Is it too late?
Is it too late for the United States of America? Are we doomed to follow the timetable Sir John Glubb outlined in “The Fate of Empires,” surviving about 250 years? Or, are we different from the failed empires he studied? The outcome is our choice.
We are unique among the nations of history. We designed our own form of government, a government so unique that it was viewed as an experiment.
The Founding Fathers believed the people must control the government, a near heretical belief at that time. But so convinced were the Founding Fathers that they went to war against the mightiest empire in the world, the British Empire. And they did so with nothing more than a dream and a rag tag army, knowing if the war was lost they would be executed for treason.
They set aside the risks, the threats and reason, declaring their independence from the British Empire, declaring a new republic, a new democracy. No other nation started with such a grand dream.
And, our Founding Fathers were right. This republic, this democracy of the United States of America, is still the hope of the world.
But do we still have this uncompromising love of freedom or have we become too selfish, losing our sense of country, patriotism and duty? Is our moral and ethical decay such that it is too late to return to the foundation of our greatness?
We easily trade our pride for a handout, our self-sufficiency for a government promise. We demand entitlements and guarantees, not freedom and opportunity. We demand the government correct the unfairness in life, ignoring the reality that life is unfair.
The Founding Fathers understood and accepted that life was not fair. They knew that any government, no matter how socialist, Marxist or communist it became, could not change that. With common sense, they accepted what they could and could not guarantee.
So they offered us not fairness in life but three things: safety from foreign invasion, freedom from government rule and the opportunity to do the best we could with our lives. The common sense Constitution they created has been the secret of our success for over 200 years.
And, we will self-destruct if we cannot return to our “real” American values, the values that gave us this nation. We must once again issue a declaration of independence from our government, saying “Thanks, but no thanks.”
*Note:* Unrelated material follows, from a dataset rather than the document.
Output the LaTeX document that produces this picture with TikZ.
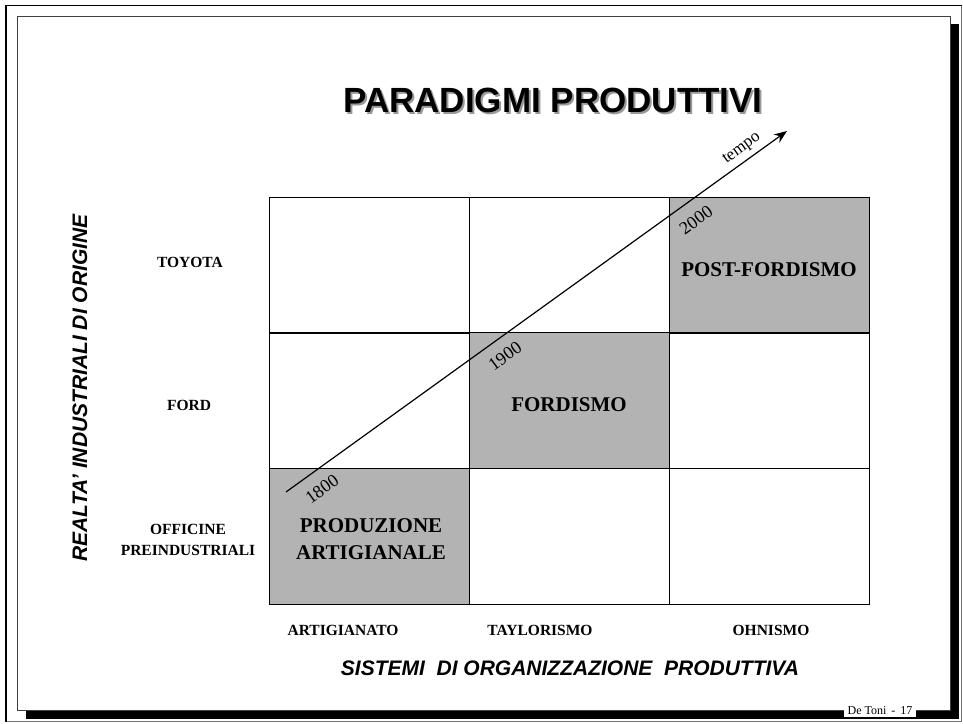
\documentclass[tikz,border=0pt]{standalone}
\usepackage{fontspec}
\setmainfont{Liberation Serif}
\setsansfont{Liberation Sans}
\usetikzlibrary{arrows.meta}
\definecolor{cellgray}{RGB}{179,179,179}
\begin{document}
\begin{tikzpicture}[x=1pt,y=-1pt,
  cell/.style={draw=black, line width=1pt, minimum width=200pt, minimum height=136pt, inner sep=0pt, anchor=center},
  graycell/.style={cell, fill=cellgray},
  celltext/.style={font=\fontsize{21}{27}\selectfont\bfseries, align=center, inner sep=0pt},
  rowlab/.style={font=\fontsize{15.5}{21}\selectfont\bfseries, align=center, inner sep=0pt},
  axislab/.style={font=\fontsize{21}{25}\selectfont\sffamily\bfseries\itshape, inner sep=0pt},
  yearlab/.style={font=\fontsize{18}{20}\selectfont, rotate=36, inner sep=0pt},
  timeline/.style={line width=1.2pt, -{Stealth[length=13pt, width=10pt]}}
]
\useasboundingbox (0,0) rectangle (963,723);
% frame
\draw[black!55, line width=0.8pt] (5.5,5.5) rectangle (961.5,721.5);
\draw[black, line width=1pt] (5,5.5) -- (962,5.5);
\draw[black, line width=2pt] (6,4.5) -- (6,722);
\fill[black] (26,24) rectangle (959,719);
\draw[fill=white, draw=black!75, line width=0.8pt] (17,16) rectangle (950,710);
\node[fill=white, inner xsep=4pt, inner ysep=2pt, font=\fontsize{12}{14}\selectfont] (foot) at (880,711) {De Toni \,-\, 17};

% title
\node[font=\fontsize{35}{40}\selectfont\sffamily\bfseries, text=black!40, inner sep=0pt] (titleshadow) at (555,102) {PARADIGMI PRODUTTIVI};
\node[font=\fontsize{35}{40}\selectfont\sffamily\bfseries, inner sep=0pt] (title) at (553,100) {PARADIGMI PRODUTTIVI};

% grid
\node[cell] (c11) at (369,265) {};
\node[cell] (c12) at (569,265) {};
\node[graycell] (c13) at (769,265) {};
\node[cell] (c21) at (369,400.5) {};
\node[graycell] (c22) at (569,400.5) {};
\node[cell] (c23) at (769,400.5) {};
\node[graycell] (c31) at (369,536.5) {};
\node[cell] (c32) at (569,536.5) {};
\node[cell] (c33) at (769,536.5) {};

\node[celltext] (postf) at (769,270) {POST-FORDISMO};
\node[celltext] (fordismo) at (569,405) {FORDISMO};
\node[celltext] (prodart) at (371,539) {PRODUZIONE\\ARTIGIANALE};

% row labels
\node[rowlab] (toyota) at (190,262) {TOYOTA};
\node[rowlab] (ford) at (189,405) {FORD};
\node[rowlab] (officine) at (188,540) {OFFICINE\\PREINDUSTRIALI};

% column labels
\node[rowlab] (artig) at (343,630) {ARTIGIANATO};
\node[rowlab] (taylor) at (540,630) {TAYLORISMO};
\node[rowlab] (ohn) at (771,630) {OHNISMO};

% axis titles
\node[axislab] (xaxis) at (570,668) {SISTEMI\ \ DI ORGANIZZAZIONE\ \ PRODUTTIVA};
\node[axislab, rotate=90] (yaxis) at (80,388) {REALTA’ INDUSTRIALI DI ORIGINE};

% time arrow
\coordinate (t0) at (286,492);
\coordinate (t1) at (787,131);
\draw[timeline] (t0) -- (t1);
\node[yearlab] (y1800) at (322,489) {1800};
\node[yearlab] (y1900) at (505,356) {1900};
\node[yearlab] (y2000) at (696,220) {2000};
\node[yearlab, font=\fontsize{17}{20}\selectfont] (tempo) at (742,149) {tempo};
\end{tikzpicture}
\end{document}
We must be willing to accept the macaroni and cheese of freedom rather than demand the steak of government handouts. We must return to a citizen government, as intended, rejecting professional, career politicians.
We need citizen representatives who are not incumbents, who do not have seniority, who do not have the contacts and power to get things done, because that system has failed us, primarily profiting the legislators, not the citizens.
We need citizen legislators who arrive in Washington needing to ask people for directions to the Capitol. We need citizen legislators who enter the Senate or House chamber and do not know where to sit.
We need citizen representatives who do not know the rules of the “game,” who loudly holler foul when Congress goes beyond the Constitution, who loudly holler foul when the Supreme Court rewrites rather than protects the Constitution.
We need citizen representatives who are not politically correct, who see their time in Washington as a short term service for country rather than a long term career for self.
We need citizen representatives with enough common sense that if they see it come out of the back end of a cow, if it looks like it, and if it smells like it, they will call it what it is.
We need citizen representatives like Harry Truman, whose wife said when asked if she could get the president to say “fertilizer” rather than “manure,” “Heavens no. It took me 25 years to get him to say ‘manure.'”
Let’s say “manure” and prove it’s not too late.